I just finished Jill Williamson’s From Darkness Won, book 3 of her epic fantasy series, Blood of Kings, and noted once again how overt the Christianity is. Some might even say preachy. In fact they have in their Amazon reviews.
Of note, a good many other reviewers who apparently agree with the worldview of the author and main characters didn’t find the stories preachy in a negative way.
Nevertheless, there were those that said things like the following:
- it bludgeons you with the faith
- preaching incessantly and without subtlety
- Occasionally, the Christianity approached preaching
- I was getting irritated by the constant preaching
Jill’s work is not alone when it comes to a clear depiction of Christianity in her fantasy. A friend of mine completed a recent release and remarked how surprised she was to find blatant Christianity in that story.
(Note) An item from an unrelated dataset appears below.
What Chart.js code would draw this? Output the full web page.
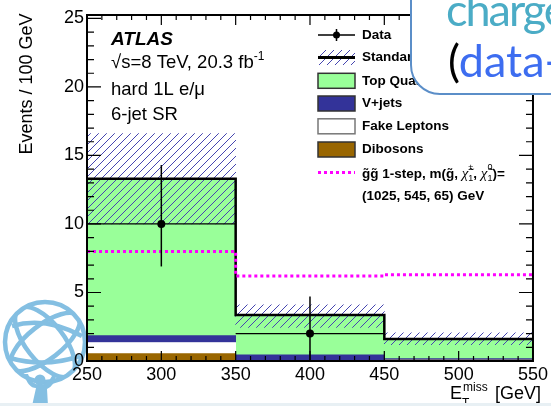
<!DOCTYPE html>
<html>
<head>
<meta charset="utf-8">
<script src="https://cdn.jsdelivr.net/npm/chart.js@4.4.0/dist/chart.umd.min.js"></script>
<style>
  html, body { margin: 0; padding: 0; background: #fff; }
  #wrap { position: relative; width: 551px; height: 406px; overflow: hidden; background: #fff; }
  #logo { position: absolute; left: 0; top: 296px; z-index: 0; }
  #chartBox { position: absolute; left: 0; top: 0; width: 551px; height: 406px; z-index: 1; }
  #callout { position: absolute; left: 410px; top: -40px; width: 200px; height: 135px; box-sizing: border-box;
             border: 2px solid #5b8ec8; border-radius: 30px; background: #fff; z-index: 2; }
  .big { position: absolute; z-index: 3; font-family: Lato, 'Open Sans', sans-serif; font-size: 45px; line-height: 45px; white-space: nowrap; }
  #slideEdge { position: absolute; left: 0; top: 403px; width: 551px; height: 3px; background: #e8f0f4; z-index: 4; }
</style>
</head>
<body>
<div id="wrap">
  <svg id="logo" width="100" height="110" viewBox="0 0 100 110">
    <defs><clipPath id="globeClip"><circle cx="45" cy="46" r="40"/></clipPath></defs>
    <g fill="none" stroke="#84bfe2" stroke-width="4.5">
      <circle cx="45" cy="46" r="40"/>
      <g clip-path="url(#globeClip)">
        <ellipse cx="45" cy="46" rx="19" ry="42" transform="rotate(-38 45 46)"/>
        <ellipse cx="45" cy="46" rx="42" ry="17" transform="rotate(-38 45 46)"/>
        <path d="M 12 30 Q 45 20 82 40"/>
        <path d="M 10 62 Q 45 72 80 60"/>
      </g>
    </g>
    <circle cx="40" cy="84" r="5.5" fill="#84bfe2"/>
    <path d="M 24 78 Q 28 92 36 92 L 32 110 L 48 110 L 47 93 Q 54 90 56 80 L 52 80 Q 48 88 40 89 Q 31 88 28 78 Z" fill="#84bfe2"/>
  </svg>
  <div id="chartBox"><canvas id="c"></canvas></div>
  <div id="callout"></div>
  <div class="big" style="left:446px; top:-13px; color:#4bacc6; letter-spacing:-2px;">charge</div>
  <div class="big" style="left:448px; top:38px; color:#000;">(<span style="color:#3d6df0;">data-</span></div>
  <div id="slideEdge"></div>
</div>
<script>
// bins (GeV)
const binLo = [250, 350, 450];
const binHi = [350, 450, 550];
const binCenter = [300, 400, 500];

// stacked SM backgrounds, events / 100 GeV
const dibosons = [0.55, 0.05, 0.07];
const fakeLeptons = [0.80, 0.0, 0.0];
const vJets = [0.50, 0.40, 0.10];
const topQuark = [11.45, 2.91, 1.43];

// SM uncertainty band and its lower edge line
const bandLow = [10.0, 2.45, 1.2];
const bandHigh = [16.6, 4.1, 2.05];
const lowEdgeLine = [10.0, 2.0, null];

// signal and data
const signal = [8.0, 6.2, 6.3];
const dataVals = [10, 2, null];
const dataErrHi = [14.3, 4.7, null];
const dataErrLo = [6.9, 0.05, null];

const xTicks = [250, 300, 350, 400, 450, 500, 550];
const yTicks = [0, 5, 10, 15, 20, 25];
const legendLabels = ['Data', 'Standard Model', 'Top Quarks', 'V+jets', 'Fake Leptons', 'Dibosons'];

const total = topQuark.map((v, i) => v + vJets[i] + fakeLeptons[i] + dibosons[i]);

const FONT = "'Liberation Sans', Arial, Helvetica, sans-serif";
const GREEN = '#99ff99', BLUE = '#333399', BROWN = '#996600';

const hatch = (function () {
  const c = document.createElement('canvas');
  c.width = 8; c.height = 8;
  const g = c.getContext('2d');
  g.strokeStyle = '#4646b0';
  g.lineWidth = 1;
  g.beginPath();
  g.moveTo(0, 8); g.lineTo(8, 0);
  g.moveTo(-1, 1); g.lineTo(1, -1);
  g.moveTo(7, 9); g.lineTo(9, 7);
  g.stroke();
  return g.createPattern(c, 'repeat');
})();

function xy(vals) {
  return vals.map((v, i) => ({ x: binCenter[i], y: v }));
}
function stepPts(vals) {
  const pts = vals.map((v, i) => ({ x: binLo[i], y: v }));
  pts.push({ x: binHi[binHi.length - 1], y: vals[vals.length - 1] });
  return pts;
}
function segPts(vals) {
  const pts = [];
  vals.forEach((v, i) => {
    if (v == null) return;
    pts.push({ x: binLo[i], y: v }, { x: binHi[i], y: v }, { x: binHi[i], y: null });
  });
  return pts;
}

// draw text made of several runs (normal / sup / sub)
function drawRuns(ctx, x, y, runs) {
  runs.forEach(r => {
    if (r.pair) {
      let w = 0;
      r.pair.forEach(p => {
        ctx.font = p.font;
        ctx.fillText(p.t, x, y + p.dy);
        w = Math.max(w, ctx.measureText(p.t).width);
      });
      x += w;
    } else {
      ctx.font = r.font;
      ctx.fillText(r.t, x, y + (r.dy || 0));
      x += ctx.measureText(r.t).width;
    }
  });
  return x;
}

const decor = {
  id: 'decor',
  afterDatasetsDraw(chart) {
    const ctx = chart.ctx, xs = chart.scales.x, ys = chart.scales.y;
    ctx.save();
    ctx.strokeStyle = '#000';
    ctx.lineWidth = 1.5;
    dataVals.forEach((v, i) => {
      if (v == null) return;
      const px = xs.getPixelForValue(binCenter[i]);
      ctx.beginPath();
      ctx.moveTo(px, ys.getPixelForValue(dataErrLo[i]));
      ctx.lineTo(px, ys.getPixelForValue(dataErrHi[i]));
      ctx.stroke();
    });
    ctx.restore();
  },
  afterDraw(chart) {
    const ctx = chart.ctx, xs = chart.scales.xl, ys = chart.scales.y;
    const { left, right, top, bottom } = chart.chartArea;
    ctx.save();
    ctx.strokeStyle = '#000';

    // tick marks inside the frame
    ctx.lineWidth = 1.2;
    ctx.beginPath();
    for (let v = xTicks[0]; v <= xTicks[xTicks.length - 1]; v += 10) {
      const px = xs.getPixelForValue(v);
      const len = xTicks.includes(v) ? 10 : 5;
      ctx.moveTo(px, bottom); ctx.lineTo(px, bottom - len);
      ctx.moveTo(px, top); ctx.lineTo(px, top + len);
    }
    for (let v = 0; v <= 25; v += 1) {
      const py = ys.getPixelForValue(v);
      const len = yTicks.includes(v) ? 14 : 7;
      ctx.moveTo(left, py); ctx.lineTo(left + len, py);
      ctx.moveTo(right, py); ctx.lineTo(right - len, py);
    }
    ctx.stroke();

    // frame
    ctx.lineWidth = 2;
    ctx.strokeRect(left, top, right - left, bottom - top);

    ctx.fillStyle = '#000';
    ctx.textBaseline = 'alphabetic';
    ctx.textAlign = 'left';

    // axis titles
    ctx.save();
    ctx.translate(32, 13.5);
    ctx.rotate(-Math.PI / 2);
    ctx.textAlign = 'right';
    ctx.font = '18px ' + FONT;
    ctx.fillText('Events / 100 GeV', 0, 0);
    ctx.restore();

    ctx.font = '18px ' + FONT;
    ctx.fillText('E', 450, 399);
    ctx.font = '12px ' + FONT;
    ctx.fillText('miss', 463, 391);
    ctx.fillText('T', 462, 407);
    ctx.font = '18px ' + FONT;
    ctx.textAlign = 'right';
    ctx.fillText('[GeV]', 541, 399);
    ctx.textAlign = 'left';

    // ATLAS labels
    ctx.font = 'italic bold 19px ' + FONT;
    ctx.fillText('ATLAS', 111, 45);
    const f185 = '18.5px ' + FONT;
    const endX = drawRuns(ctx, 111, 68.3, [{ t: '\u221as=8 TeV, 20.3 fb', font: f185 }]);
    ctx.font = '12px ' + FONT;
    ctx.fillText('-1', endX, 60);
    ctx.font = f185;
    ctx.fillText('hard 1L e/\u03bc', 111, 95);
    ctx.fillText('6-jet SR', 111, 120);

    // legend
    const lx0 = 318, lx1 = 355, tx = 362;
    const rows = [35, 57.5, 80.8, 103.5, 126.3, 149.5, 172.5, 194.5];
    ctx.font = 'bold 13.5px ' + FONT;
    ctx.textBaseline = 'middle';
    legendLabels.forEach((t, i) => ctx.fillText(t, tx, rows[i]));

    // data marker
    ctx.lineWidth = 1.5;
    ctx.beginPath();
    ctx.moveTo(lx0, rows[0]); ctx.lineTo(lx1, rows[0]);
    ctx.moveTo((lx0 + lx1) / 2, rows[0] - 6); ctx.lineTo((lx0 + lx1) / 2, rows[0] + 6);
    ctx.stroke();
    ctx.beginPath();
    ctx.arc((lx0 + lx1) / 2, rows[0], 3.5, 0, Math.PI * 2);
    ctx.fill();

    // SM: hatch + thick line
    ctx.fillStyle = hatch;
    ctx.fillRect(lx0, rows[1] - 7.5, lx1 - lx0, 15);
    ctx.fillStyle = '#000';
    ctx.lineWidth = 3;
    ctx.beginPath();
    ctx.moveTo(lx0, rows[1]); ctx.lineTo(lx1, rows[1]);
    ctx.stroke();

    // filled boxes
    const boxes = [[GREEN, '#333'], [BLUE, '#333'], ['#fff', '#777'], [BROWN, '#333']];
    boxes.forEach((b, i) => {
      const cy = rows[i + 2];
      ctx.fillStyle = b[0];
      ctx.fillRect(lx0, cy - 7.5, lx1 - lx0, 15);
      ctx.strokeStyle = b[1];
      ctx.lineWidth = 1.5;
      ctx.strokeRect(lx0, cy - 7.5, lx1 - lx0, 15);
    });

    // signal line
    ctx.strokeStyle = '#ff00ff';
    ctx.lineWidth = 3;
    ctx.setLineDash([3, 3]);
    ctx.beginPath();
    ctx.moveTo(lx0, rows[6]); ctx.lineTo(lx1, rows[6]);
    ctx.stroke();
    ctx.setLineDash([]);

    ctx.fillStyle = '#000';
    ctx.textBaseline = 'alphabetic';
    const fb = 'bold 13.5px ' + FONT;
    const fchi = 'italic 15px "Liberation Serif", serif';
    const fs = '9px ' + FONT;
    const base = rows[6] + 5;
    drawRuns(ctx, tx, base, [
      { t: 'g\u0303g\u0303 1-step, m(g\u0303, ', font: fb },
      { t: '\u03c7\u0303', font: fchi },
      { pair: [{ t: '\u00b1', font: fs, dy: -8 }, { t: '1', font: fs, dy: 3 }] },
      { t: ', ', font: fb },
      { t: '\u03c7\u0303', font: fchi },
      { pair: [{ t: '0', font: fs, dy: -8 }, { t: '1', font: fs, dy: 3 }] },
      { t: ')=', font: fb }
    ]);
    ctx.font = fb;
    ctx.fillText('(1025, 545, 65) GeV', tx, rows[7] + 5);

    ctx.restore();
  }
};

const barCommon = { type: 'bar', xAxisID: 'x', yAxisID: 'y', grouped: false, borderWidth: 0,
                    barPercentage: 1, categoryPercentage: 1 };

new Chart(document.getElementById('c'), {
  data: {
    datasets: [
      { type: 'line', label: 'Data', xAxisID: 'x', data: xy(dataVals), showLine: false,
        pointRadius: 4, pointBackgroundColor: '#000', pointBorderWidth: 0, order: 0 },
      { type: 'line', label: 'signal', xAxisID: 'x', data: stepPts(signal), stepped: true,
        borderColor: '#ff00ff', borderWidth: 3, borderDash: [3, 3], pointRadius: 0, fill: false, order: 1 },
      { type: 'line', label: 'Standard Model', xAxisID: 'x', data: stepPts(total), stepped: true,
        borderColor: '#000', borderWidth: 2.5, pointRadius: 0, fill: false, order: 2 },
      { type: 'line', label: 'low edge', xAxisID: 'x', data: segPts(lowEdgeLine),
        borderColor: '#000', borderWidth: 1.3, pointRadius: 0, fill: false, order: 3 },
      Object.assign({}, barCommon, { label: 'SM unc.', backgroundColor: hatch, order: 4,
        data: bandLow.map((v, i) => ({ x: binCenter[i], y: [v, bandHigh[i]] })) }),
      Object.assign({}, barCommon, { label: 'Dibosons', stack: 'sm', backgroundColor: BROWN, order: 5, data: xy(dibosons) }),
      Object.assign({}, barCommon, { label: 'Fake Leptons', stack: 'sm', backgroundColor: '#ffffff', order: 6, data: xy(fakeLeptons) }),
      Object.assign({}, barCommon, { label: 'V+jets', stack: 'sm', backgroundColor: BLUE, order: 7, data: xy(vJets) }),
      Object.assign({}, barCommon, { label: 'Top Quarks', stack: 'sm', backgroundColor: GREEN, order: 8, data: xy(topQuark) })
    ]
  },
  options: {
    responsive: true,
    maintainAspectRatio: false,
    animation: false,
    events: [],
    layout: { padding: { left: 0, right: 10, top: 15, bottom: 0 } },
    plugins: { legend: { display: false }, tooltip: { enabled: false } },
    scales: {
      x: {
        type: 'linear', position: 'bottom', offset: false, min: binLo[0], max: binHi[binHi.length - 1],
        grid: { display: false, drawTicks: false, offset: false }, border: { display: false },
        ticks: { stepSize: 100, display: false },
        afterFit: s => { s.height = 0; }
      },
      xl: {
        type: 'linear', position: 'bottom', offset: false, min: xTicks[0], max: xTicks[xTicks.length - 1],
        grid: { display: false, drawTicks: false }, border: { display: false },
        ticks: { stepSize: 50, padding: 3, color: '#000', font: { family: FONT, size: 18 } },
        afterFit: s => { s.height = 45; }
      },
      y: {
        type: 'linear', min: 0, max: 25.25,
        grid: { display: false, drawTicks: false }, border: { display: false },
        ticks: { stepSize: 5, includeBounds: false, padding: 3, color: '#000', font: { family: FONT, size: 18 } },
        afterFit: s => { s.width = 87; }
      }
    }
  },
  plugins: [decor]
});
</script>
</body>
</html>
That got me to thinking about the various other books I’ve read that take place in a fantasy world but show the One True God — identified by various different names. Many also have His Son and/or scriptures that can be equated to the Bible. Here are ones that came quickly to mind:
- The Guardian King series by Karen Hancock
- The Sword of Lyric series by Sharon Hinck
- The DragonKeeper Chronicles and the Chiril Chronicles by Donita Paul
- The Door Within trilogy by Wayne Thomas Batson
- The Binding of the Blade series by L. B. Graham
I’m sure there are others.
The presence of Christianity in fantasy, though couched in otherworldly terminology, seems to upset non-Christians. Is this because the Christianity is transparent or because it is heavy handed?
Which brings up my real question, playing off John Otte’s recent posts — is Christian fiction really just for Christians?
The fact is, we live in a day when Christianity seems to be meeting more resistance in the West than it has for some time. Consequently more readers seem irritated with mention of Arman or Wulder or Eidon — fantasy depictions of the One True God.
Does that mean, then, that Christian writers should refrain from having their characters do what Christians do — turn to Christ, pray for help, give spiritual counsel, worship with other believers, and so on?
If Christians do want to show their characters acting like Christians, should their books then be confined to Christian circles? Should we indeed write for and market to Christians only?
On the other hand, must writers such as R. J. Anderson who publishes with a general market house limit their depiction of Christianity to oblique references, vague symbology, or typology?
In other words, is there no room for a fantasy version of Peace Like a River? In case you haven’t read that story by Leif Enger, the characters believe in God — in particular, in a miracle-working God. Yet the story, published by a general market publisher, was “hailed as one of the year’s  top five novels by Time, and selected as one of the best books of the year by nearly all major newspapers.” It became a national bestseller, despite the clear belief in God.
But that was 2002. Have things changes so much in the last ten years that an overt fantasy about Christianity can only be considered a story for Christians?
What does it take for readers to care about a story even if their worldview might be different from the one espoused by the main character? I have some ideas, but I’d first really like to hear what you all think.